1.  Love my job:  I will get up and smile as I drive to my workplace, enjoy every productive moment of each and every day, and know that I am contributing to the betterment of civilization by doing my job.

2.  Love my coworkers:  Even if some walk past me and do not speak, I will say "Good  morning!" with a cheery smile on my face.  I will gladly chip in to any fund for which one of them is collecting. If they volunteer to do more work, I will jump right in there, too, and use up my lunch or planning time to be sure I give my fair share of "extra," also.

3. Lose those extra pounds:  I will give up wine, butter, cookies, cake, ice cream, cheesy Mexican food, all things delicious and chewy,  pizza, The Macaroni Grill, and the Food Network.  I will not watch the Barefoot Contessa make something yummy and then rush out and buy the ingredients.  I will forego reading recipes in magazines, and no longer leave drool marks on those pages.

4. Exercise:  (Oh yeah........)  I will spend an hour a day doing some form of exhausting physical thing to pump up my heart rate, burn calories and get my metabolism up "there," wherever that is.  I will actually SWEAT............but just a bit.  I will not only WEAR the pedometer, I will keep on walking if it has not hit the magic 10,000 steps per day, instead of just sighing and saying, "Gee, I only went 4,000 steps today. It seemed like more."

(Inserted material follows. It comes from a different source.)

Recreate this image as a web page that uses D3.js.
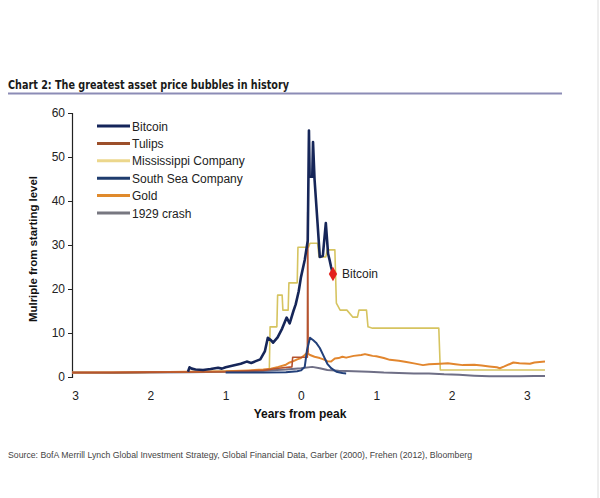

5. Forgive people.  I will wear the badge of acceptance of others, and if one offends me in any way, I will hold myself to a higher standard and LET IT GO. I will not allow myself to become ill by carrying a grudge around. 

6. Become organized:  Every desktop, home or work, will have no piles of unfinished clutter.  All paperwork  will be filed immediately instead of laying in stacks awaiting "the right time."  Dead pens will be tossed out.  I will not keep that old pencil with the dried-up eraser just because it has  sentimental value. Clutter, begone!

7. No more shopping for extra stuff that I don't need.  135 purses is enough and I will NOT bring home another one, no matter how cute or roomy it is or if it matches that odd-colored outfit and I will never see another one like it, or it's on sale even...........

Those are sounds of muffled laughter that you just heard. Guffaw, guffaw...........

THANK GOD  I am not about to write this stuff down, making myself miserably guilty for another year! If I did accomplish those resolutions, a halo should appear over my frizzy head!

Alas !  I am dreading going back to work at the end of vacation.  I do not adore all of my coworkers. (And, I dare say, they don't all love ME, either.)  My desks, both at work AND at home, have mounds of lumpy piles,  and I am NOT givin' up that old pencil from Mount Vernon!  And as for my purse collection: It is what it is: a thing of joy and beauty, giving me pleasure.  If homeless purses call my name, SO BE IT, they may join the crowd!

That one about being cheerful in the morning, though.............I might be able to TRY.  But don't quote me.